BANGKOK, April 16 (Xinhua) -- Thailand's local currency rating, which was
earlier downgraded by an international rating agency -- Standard & Poor's,
due to the country's recent political chaos, would increase the Thai
government's borrowing cost minimally since the government plans to focus more
on the domestic borrowing, Finance Minister Korn Chatikavanij said Thursday.
After Thailand's scattered rioting ended, on Tuesday Standard & Poor's
lowered Thailand's local currency rating to "A-" from "A" and said the local
currency rating's outlook was negative. The country's foreign currency rating
was left unchanged at "BBB+", with a negative outlook.
The liquidity in Thailand's financial market, which has remained ample
standing at 1.5 trillion baht (42.39 billion U.S. dollars), will be sufficient
for the government to borrow, said Korn, the Thai News Agency reported Thursday.

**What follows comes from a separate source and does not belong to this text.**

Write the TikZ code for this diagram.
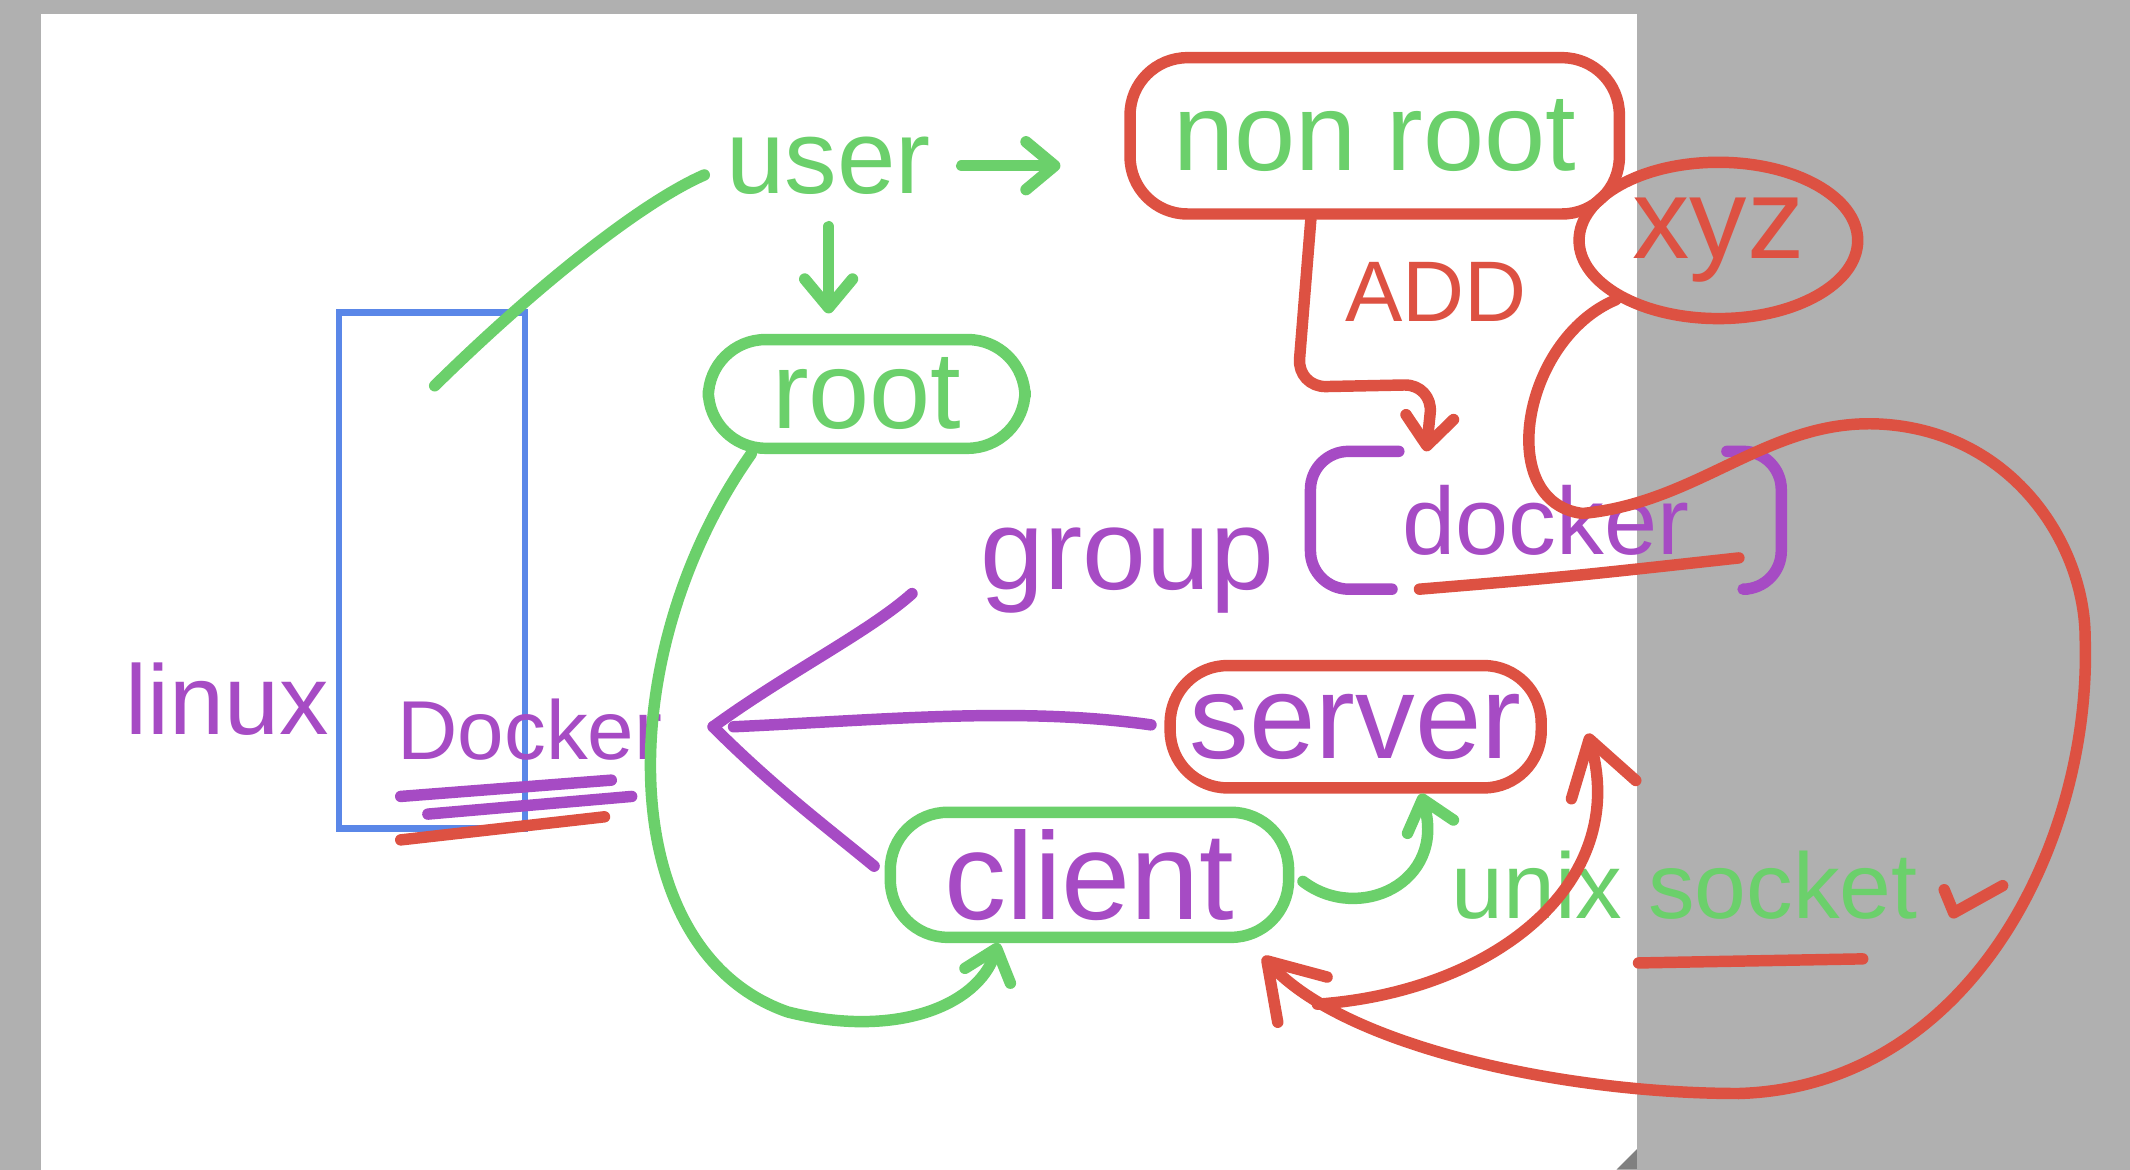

The government will rely mainly on the domestic borrowing to finance its
second round of economic stimulus programs totally worth of 1.56 trillion baht
(44.09 billion U.S. dollars), he said.
However, overseas loans are essential since Thailand still needs foreign
currencies for importing raw materials, Korn said, adding that the overseas
borrowing will be minimal.
Meanwhile, it is not yet known whether the Bank of Thailand's Monetary
Policy Committee will lower further its policy interest rate to stimulate the
domestic economy, said Korn.
The central bank on April 8 cut its key interest rate by 25 basis points to
1.25 percent in an attempt to spur the domestic economy, which has been
increasingly hit by the global economic meltdown.